Below the courts are holding cells, and it is still possible to access the ‘walk of shame’ that would have conveyed commended prisoners to the gallows that was situated towards the rear of the complex. Still possible, that is, so long as you have a friendly and well-informed guide like Dr Alan Clarke, our friendly expert in local English history.
About 30 history undergraduates take my level 5 module (HIS2010) at the University of Northampton and in last week’s class we had looked at the nature of the court trial in the eighteenth century, at the role of the judge and juries, and considered the importance of architecture in the process of the administration of ‘justice’.

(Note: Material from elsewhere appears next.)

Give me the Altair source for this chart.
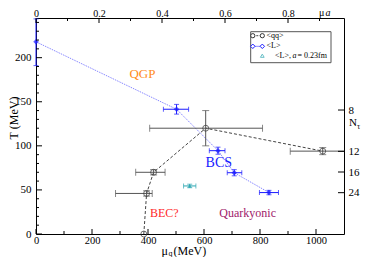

This is quite limited in a modern classroom when your key resources are contemporary written accounts and images like this one (of the Old Bailey in the early 1800s).
My students have just embarked on a project that will see them reenact a real trial using the published records of London’s Central Criminal Court in the past and so I was keen to let them get a sense of what a trial might have been like. I rather enjoy the idea of ‘experiencing’ history where possible, even if (thanks goodness) I can’t begin to experience the fear of being tried for an offence for which I might pay with my life if convicted.
Alan took us on a tour of the court complex – the cells (where evidence of their recently past can be seen in the surviving graffiti from the 1970s and 1980s), the judge’s chambers, and the nineteenth-century gaol block.
He also described the interior of both courts, pointing out and explaining the symbolism woven into the intricate plaster work (the work of Edward Goodge). Over the judge’s chair in the criminal court are emblems representing truth, justice, material wealth (and its opposite), as well as the image of the devil complete with a tongue which supposedly wags when someone tells a lie in court.
Having settled the class back down after our tour I now gave individuals roles to play as we reconstructed two short cases from the Old Bailey Proceedings in the 1700s. The first was the trial of a domestic servant who had given birth in secret and was accused of ‘destroying’ her illegitimate child. The trial took hardly any time at all to find her guilty and to condemn her death and anatomization. The evidence was limited, the few witnesses that spoke up for her were ineffectual, and this made a deep impression on the class as we unpacked it afterwards.
The second case was no less brutal; another young woman, this time accused of killing man because he called her ‘a whore’. Despite the evidence of intent being almost nonexistent and contentious (the knife she used had a rounded blade, hardly likely to have inflicted the wounds described by the witnesses that spoke against her) she too was convicted and sentenced to hang.
Both cases revealed that respectability and class played a more important role in the eighteenth-century courtroom than evidence did. But more than this the very act of voicing the words spoken in a real court space helped us understand how the various actors were perceived. There is a very different perspective sitting (as the student playing the judge did) at the apex of the court looking down on everyone else, than there is looking up from the dock, knowing that behind you is a staircase (merely ladder when the court was built) to the dark cells below.
In January these students will be back in court so that they can put on their own assessed trials. They have 15-20 minutes to reenact a case of their choosing before myself and a colleague will discuss what they have learnt from the process and how it has shaped their understanding the criminal justice system of the past.
Of course, we can’t possibly experience history in the way that people did in the past: there were plenty of giggles as students placed in the dock or ‘locked’ into a cell but engaging with history in this way does bring it alive. Taking students out of the comfort of a classroom changes perspectives, mine as well as theirs, and I think we ought to do it more often.